Network helps youth to feel at home in the community


A North Otago youth support network hopes for a more youth-focused future after several changes over the past few months.

The Waiareka Youth and Ministry Trust changed its name to North Otago Youth Support (NYOS) about a month ago, in the hopes of becoming more youth-focused.

However, that is not the only change; three of its long-standing members are moving on with their careers.

Youth workers Eugen Dupu and Esther Dupu have been working in schools for NYOS in Papakaio and are now operating under a different network, Legacy Youth.

Youth worker and youth centre manager Michael Frost will move to Auckland at the end of the year to study to become a minister.

His role as youth centre manager will be taken over by Jae Bedford.

NYOS chairman Leigh Hamilton said the changes meant they would be focusing more on connecting the youth in the community and making sure they felt as though they belonged.

They wanted to make the organisation as low-key as possible and would be putting more focus on the Youth Centre, while working with other youth organisations, he said.

They have three open afternoons and are planning on establishing more next year.

Mr Frost said he had been training Mr Bedford to take over his role.

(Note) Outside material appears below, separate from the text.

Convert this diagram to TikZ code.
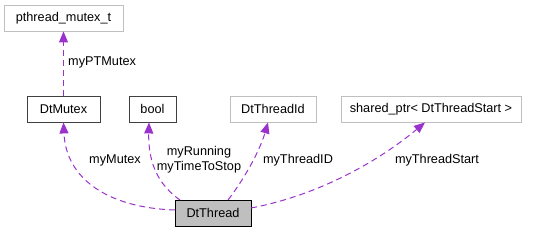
\documentclass[tikz,border=0pt]{standalone}
\usepackage{fontspec}
\setmainfont{Liberation Sans}
\usetikzlibrary{arrows.meta}
\definecolor{edgepurple}{HTML}{9A32CD}
\definecolor{lightborder}{HTML}{BFBFBF}
\definecolor{darkborder}{HTML}{404040}
\tikzset{
  box/.style={draw=darkborder, line width=0.9pt, minimum height=26pt, inner xsep=6pt, font=\fontsize{12.7}{15}\selectfont, text=black},
  extbox/.style={box, draw=lightborder},
  mainbox/.style={box, draw=black, fill=lightborder},
  rel/.style={draw=edgepurple, line width=1pt, dash pattern=on 6pt off 4pt, -{Triangle[length=11pt,width=9pt,fill=edgepurple]}},
  lbl/.style={font=\fontsize{12.7}{15}\selectfont, align=center, inner sep=0pt}
}
\begin{document}
\begin{tikzpicture}[x=1pt,y=-1pt]
\useasboundingbox (0,0) rectangle (536,232);
\node[extbox, minimum width=119pt] (pm) at (63.5,18) {pthread\_mutex\_t};
\node[box, minimum width=73pt] (mutex) at (63.5,109) {DtMutex};
\node[box, minimum width=47pt] (bool) at (152.5,109) {bool};
\node[extbox, minimum width=86pt] (tid) at (273,109) {DtThreadId};
\node[extbox, minimum width=180pt] (sp) at (431,109) {shared\_ptr< DtThreadStart >};
\node[mainbox, minimum width=76pt] (th) at (213,213) {DtThread};

\coordinate (thA) at (175,210);
\coordinate (thB) at (180,200);
\coordinate (thC) at (228,200);
\coordinate (thD) at (251,208);

\draw[rel] (mutex.north) -- (pm.south);
\draw[rel] (thA) .. controls (110,208) and (66,180) .. (mutex.south);
\draw[rel] (thB) .. controls (160,186) and (148,165) .. (bool.south -| 149,0);
\draw[rel] (thC) .. controls (245,178) and (260,150) .. (tid.south -| 268,0);
\draw[rel] (thD) .. controls (320,195) and (380,160) .. (sp.south -| 425,0);

\node[lbl, anchor=west] (l1) at (68,62) {myPTMutex};
\node[lbl] (l2) at (115,160) {myMutex};
\node[lbl] (l3) at (199,160) {myRunning\\myTimeToStop};
\node[lbl] (l4) at (298,160) {myThreadID};
\node[lbl] (l5) at (437,160) {myThreadStart};
\end{tikzpicture}
\end{document}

Mr Bedford had previous experience with young people as a music teacher who had his own music school, Mr Frost said.

The youth centre was a great space for young people to have fun but also be supervised, Mr Frost said.

“We can make sure there’s no bullying, no drugs and no alcohol.”

The Youth Centre is open on Wednesday, Thursday and Friday afternoons on Ribble St.

They also hold a pancake morning every Thursday.

Any young person aged from about 11-20 can go there to relax and have fun.